Othman Omary : Les banques africaines doivent renforcer leur proposition de valeur dans le paiement mobile et les autres services digitaux afin de rester compétitives et ouvrir de nouvelles opportunités commerciales dans des domaines tels que l’énergie, la santé, l’éducation ou les transports. En s’appuyant sur des plateformes digitales, le paiement mobile permet de répondre à des points de friction majeurs pour les consommateurs africains. Les écosystèmes mobiles ont connu un immense succès en Chine et en Asie du Sud-Est, et nous sommes convaincus que l’Afrique est le prochain marché où le paiement mobile connaîtra une croissance exponentielle.
Alors que les économies africaines continuent à se développer et que la crise du Covid-19 accroît le besoin des populations pour des transactions sans contact, le téléphone portable devrait devenir progressivement le principal instrument de paiement. Il est donc essentiel que les banques africaines s’approprient cette réalité et deviennent des acteurs centraux dans les écosystèmes mobiles.
Les banques africaines ont le choix entre cinq stratégies pour exploiter toutes les possibilités du paiement mobile – selon leur taille, leurs compétences, leur maîtrise de la technologie et le rôle potentiel du paiement mobile dans leur écosystème local ou régional.
Trois stratégies sont plus adaptées aux grandes banques :
– « Ecosystem Leader » : la banque partage une plateforme mobile interopérable avec d’autres acteurs, financiers ou non-financiers, et coordonne un vaste éventail de services et de produits à destination des clients. Les Ecosystem Leaders disposent généralement d’un réseau de distribution dense, d’une large base de clients et de prospects (y.c. TPE) et d’une forte capacité à coordonner des activités de tiers à grande échelle. Seule une poignée d’Ecosystem Leaders émergeront vraisemblablement en Afrique.
– « Customer Relationship Builder » : la banque utilise sa propre marque et propose, en direct, des solutions de paiement mobile à une large base de clientèle. Les banques qui choisissent cette voie doivent souvent bousculer les paradigmes existants en passant de modèles « intensifs », avec un nombre limité de clients mais à fort niveau de commissions, à des modèles plus « extensifs », privilégiant une large base de clientèle à qui la banque offre une plus grande diversité de services. Dans ce modèle, le Customer Relationship Builder doit offrir un expérience client unique et s’associe souvent à des plateformes pour enrichir sa proposition de valeur.

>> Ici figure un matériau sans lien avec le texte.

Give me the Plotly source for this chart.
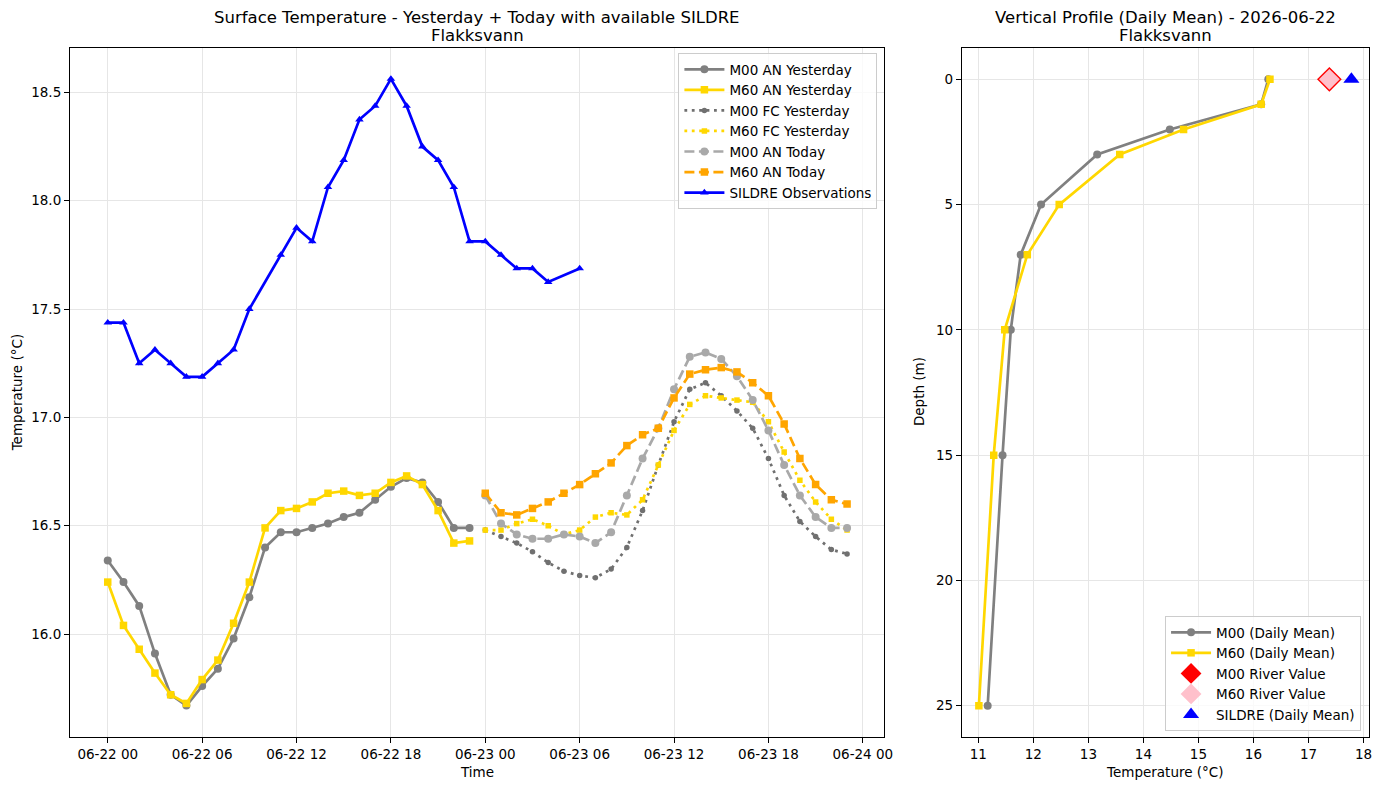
import pandas as pd
import plotly.graph_objects as go

# ---------------- data ----------------
start_day = "2026-06-22 00:00"
hours_yday = list(range(24))
hours_today = list(range(24, 48))

m00_an_yday = [16.34, 16.24, 16.13, 15.91, 15.72, 15.67, 15.76, 15.84, 15.98, 16.17, 16.40, 16.47,
               16.47, 16.49, 16.51, 16.54, 16.56, 16.62, 16.68, 16.72, 16.70, 16.61, 16.49, 16.49]
m60_an_yday = [16.24, 16.04, 15.93, 15.82, 15.72, 15.68, 15.79, 15.88, 16.05, 16.24, 16.49, 16.57,
               16.58, 16.61, 16.65, 16.66, 16.64, 16.65, 16.70, 16.73, 16.69, 16.57, 16.42, 16.43]
m00_fc_yday = [16.48, 16.45, 16.42, 16.38, 16.33, 16.29, 16.27, 16.26, 16.30, 16.40, 16.57, 16.78,
               16.98, 17.13, 17.16, 17.10, 17.03, 16.95, 16.81, 16.64, 16.52, 16.45, 16.39, 16.37]
m60_fc_yday = [16.48, 16.48, 16.51, 16.53, 16.50, 16.46, 16.48, 16.54, 16.56, 16.55, 16.62, 16.78,
               16.94, 17.06, 17.10, 17.09, 17.08, 17.07, 16.98, 16.84, 16.71, 16.61, 16.53, 16.48]
m00_an_today = [16.64, 16.51, 16.46, 16.44, 16.44, 16.46, 16.45, 16.42, 16.47, 16.64, 16.81, 16.95,
                17.13, 17.28, 17.30, 17.27, 17.19, 17.08, 16.94, 16.78, 16.64, 16.54, 16.49, 16.49]
m60_an_today = [16.65, 16.56, 16.55, 16.58, 16.61, 16.65, 16.69, 16.74, 16.79, 16.87, 16.92, 16.95,
                17.09, 17.20, 17.22, 17.23, 17.21, 17.16, 17.10, 16.97, 16.81, 16.69, 16.62, 16.60]

sildre_hours = [0, 1, 2, 3, 4, 5, 6, 7, 8, 9, 11, 12, 13, 14, 15, 16, 17, 18, 19, 20, 21, 22, 23,
                24, 25, 26, 27, 28, 30]
sildre_obs = [17.4375, 17.4375, 17.25, 17.3125, 17.25, 17.1875, 17.1875, 17.25, 17.3125, 17.5,
              17.75, 17.875, 17.8125, 18.0625, 18.1875, 18.375, 18.4375, 18.5625, 18.4375, 18.25,
              18.1875, 18.0625, 17.8125, 17.8125, 17.75, 17.6875, 17.6875, 17.625, 17.6875]

depths = [0, 1, 2, 3, 5, 7, 10, 15, 25]
m00_profile = [16.27, 16.14, 14.48, 13.16, 12.14, 11.77, 11.59, 11.44, 11.17]
m60_profile = [16.30, 16.14, 14.73, 13.57, 12.47, 11.89, 11.48, 11.28, 11.01]
m00_river = 17.38
m60_river = 17.38
sildre_mean = 17.78
river_depth = 0

time_ticks_h = [0, 6, 12, 18, 24, 30, 36, 42, 48]
temp_ticks = [16.0, 16.5, 17.0, 17.5, 18.0, 18.5]
depth_ticks = [0, 5, 10, 15, 20, 25]
prof_ticks = [11, 12, 13, 14, 15, 16, 17, 18]

# ---------------- helpers ----------------
t0 = pd.Timestamp(start_day)
def to_time(hours):
    return [t0 + pd.Timedelta(hours=h) for h in hours]

FONT = "DejaVu Sans"
GRID = "#e6e6e6"
fig = go.Figure()

def add_ts(x, y, name, color, dash, symbol, msize, width=2.7):
    fig.add_trace(go.Scatter(
        x=to_time(x), y=y, name=name, mode="lines+markers",
        line=dict(color=color, width=width, dash=dash),
        marker=dict(color=color, symbol=symbol, size=msize, line=dict(width=0)),
        xaxis="x", yaxis="y", legend="legend"))

add_ts(hours_yday, m00_an_yday, "M00 AN Yesterday", "#808080", "solid", "circle", 8)
add_ts(hours_yday, m60_an_yday, "M60 AN Yesterday", "#FFD700", "solid", "square", 7.5)
add_ts(hours_today, m00_fc_yday, "M00 FC Yesterday", "#707070", "2.8px,4.6px", "circle", 5.5)
add_ts(hours_today, m60_fc_yday, "M60 FC Yesterday", "#FFD700", "2.8px,4.6px", "square", 5.5)
add_ts(hours_today, m00_an_today, "M00 AN Today", "#A9A9A9", "10px,4.5px", "circle", 8)
add_ts(hours_today, m60_an_today, "M60 AN Today", "#FFA500", "10px,4.5px", "square", 7.5)
add_ts(sildre_hours, sildre_obs, "SILDRE Observations", "#0000FF", "solid", "triangle-up", 7.5)

# profile
fig.add_trace(go.Scatter(x=m00_profile, y=depths, name="M00 (Daily Mean)", mode="lines+markers",
                         line=dict(color="#808080", width=2.7),
                         marker=dict(color="#808080", symbol="circle", size=8),
                         xaxis="x2", yaxis="y2", legend="legend2"))
fig.add_trace(go.Scatter(x=m60_profile, y=depths, name="M60 (Daily Mean)", mode="lines+markers",
                         line=dict(color="#FFD700", width=2.7),
                         marker=dict(color="#FFD700", symbol="square", size=7.5),
                         xaxis="x2", yaxis="y2", legend="legend2"))
fig.add_trace(go.Scatter(x=[m00_river], y=[river_depth], name="M00 River Value", mode="markers",
                         marker=dict(color="#FF0000", symbol="diamond", size=19, line=dict(width=0)),
                         xaxis="x2", yaxis="y2", legend="legend2"))
fig.add_trace(go.Scatter(x=[m60_river], y=[river_depth], name="M60 River Value", mode="markers",
                         marker=dict(color="#FFC0CB", symbol="diamond", size=16, line=dict(width=0)),
                         xaxis="x2", yaxis="y2", legend="legend2"))
fig.add_trace(go.Scatter(x=[sildre_mean], y=[river_depth], name="SILDRE (Daily Mean)", mode="markers",
                         marker=dict(color="#0000FF", symbol="triangle-up", size=14, line=dict(width=0)),
                         xaxis="x2", yaxis="y2", legend="legend2"))

# ---------------- layout ----------------
L, R, T, B = 70, 10, 48, 53
W, H = 1388, 790
PW, PH = W - L - R, H - T - B
def px(xp):
    return (xp - L) / PW
def py(yp):
    return 1 - (yp - T) / PH

axis_common = dict(showline=True, mirror=True, linecolor="black", linewidth=1.1,
                   ticks="outside", ticklen=5, tickwidth=1.1, tickcolor="black",
                   showgrid=True, gridcolor=GRID, gridwidth=1, zeroline=False,
                   tickfont=dict(family=FONT, size=13.5, color="black"))

fig.update_layout(
    width=W, height=H, autosize=False,
    margin=dict(l=L, r=R, t=T, b=B),
    paper_bgcolor="white", plot_bgcolor="white",
    font=dict(family=FONT, size=13.5, color="black"),
    xaxis=dict(domain=[0, px(890)], type="date", anchor="y",
               range=[t0 + pd.Timedelta(hours=-2.4), t0 + pd.Timedelta(hours=49.37)],
               tickvals=to_time(time_ticks_h), tickformat="%m-%d %H", **axis_common),
    yaxis=dict(domain=[0, 1], anchor="x", range=[15.525, 18.705], tickvals=temp_ticks,
               tickformat=".1f", **axis_common),
    xaxis2=dict(domain=[px(968), 1], anchor="y2", range=[10.70, 18.10], tickvals=prof_ticks,
                **axis_common),
    yaxis2=dict(domain=[0, 1], anchor="x2", range=[26.25, -1.25], tickvals=depth_ticks,
                **axis_common),
    legend=dict(x=px(883), y=py(53), xanchor="right", yanchor="top",
                bgcolor="rgba(255,255,255,0.8)", bordercolor="#cccccc", borderwidth=1,
                font=dict(family=FONT, size=13.5), itemwidth=40),
    legend2=dict(x=px(1370), y=py(731), xanchor="right", yanchor="bottom",
                 bgcolor="rgba(255,255,255,0.8)", bordercolor="#cccccc", borderwidth=1,
                 font=dict(family=FONT, size=13.5), itemwidth=40),
    showlegend=True,
)

ann = []
def text_at(x, y, text, size, angle=0):
    ann.append(dict(x=px(x), y=py(y), xref="paper", yref="paper", text=text, showarrow=False,
                    xanchor="center", yanchor="middle", textangle=angle,
                    font=dict(family=FONT, size=size, color="black")))

text_at(480, 18, "Surface Temperature - Yesterday + Today with available SILDRE", 16.5)
text_at(480, 35, "Flakksvann", 16.5)
text_at(1173, 18, "Vertical Profile (Daily Mean) - 2026-06-22", 16.5)
text_at(1173, 35, "Flakksvann", 16.5)
text_at(480, 772, "Time", 13.5)
text_at(1173, 772, "Temperature (°C)", 13.5)
text_at(17, 392, "Temperature (°C)", 13.5, -90)
text_at(925, 392, "Depth (m)", 13.5, -90)
fig.update_layout(annotations=ann)

fig.write_html("out.html")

– « Back-Office Champion » : la banque fournit les services et le support nécessaires à la partie « back-end » des écosystèmes mobiles. Dans ce modèle, la banque ne recherche plus à développer une relation directe avec les clients mais se connecte plutôt à des partenaires (écosystèmes, banques, acteurs télécoms) via des API et met à leur disposition son infrastructure de traitement (IT, risques, compliance, back office). Grâce à l’apport du Back-Office Champion, les autres acteurs de la chaine de valeur sont en mesure de proposer une gamme plus étendue de services bancaires aux clients de l’écosystème mobile.
Deux stratégies conviennent mieux aux petites banques :
– « Ecosystem Contributor » : la banque fournit des services techniques avancés, via des API, qui complètent les offres d’autres acteurs majeurs de l’écosystème. Les petites banques ont tendance à jouer ce rôle car elles n’ont pas la taille suffisante pour rivaliser autrement.
– « Niche Market Master » : la banque se concentre sur des offres spécifiques, comme la gestion de patrimoine, ce qui lui permet de tirer profit de la connaissance de ses clients et d’innover sur des solutions très fonctionnelles et très ciblées.
En optant pour la stratégie la plus appropriée, les banques peuvent développer durablement de nouvelles activités et créer de nouvelles sources de revenus. Ces opportunités se présentent à un moment crucial : plusieurs pays africains connaissent des investissements accrus dans les services digitaux, et le paiement mobile apparait comme un moyen de stimuler la reprise en facilitant l’accès à distance aux services courants. Les banques doivent évoluer aussi rapidement que possible pour se positionner sur ce marché, acquérir les compétences nécessaires pour se remettre de cette année difficile et assurer leur avenir à long terme.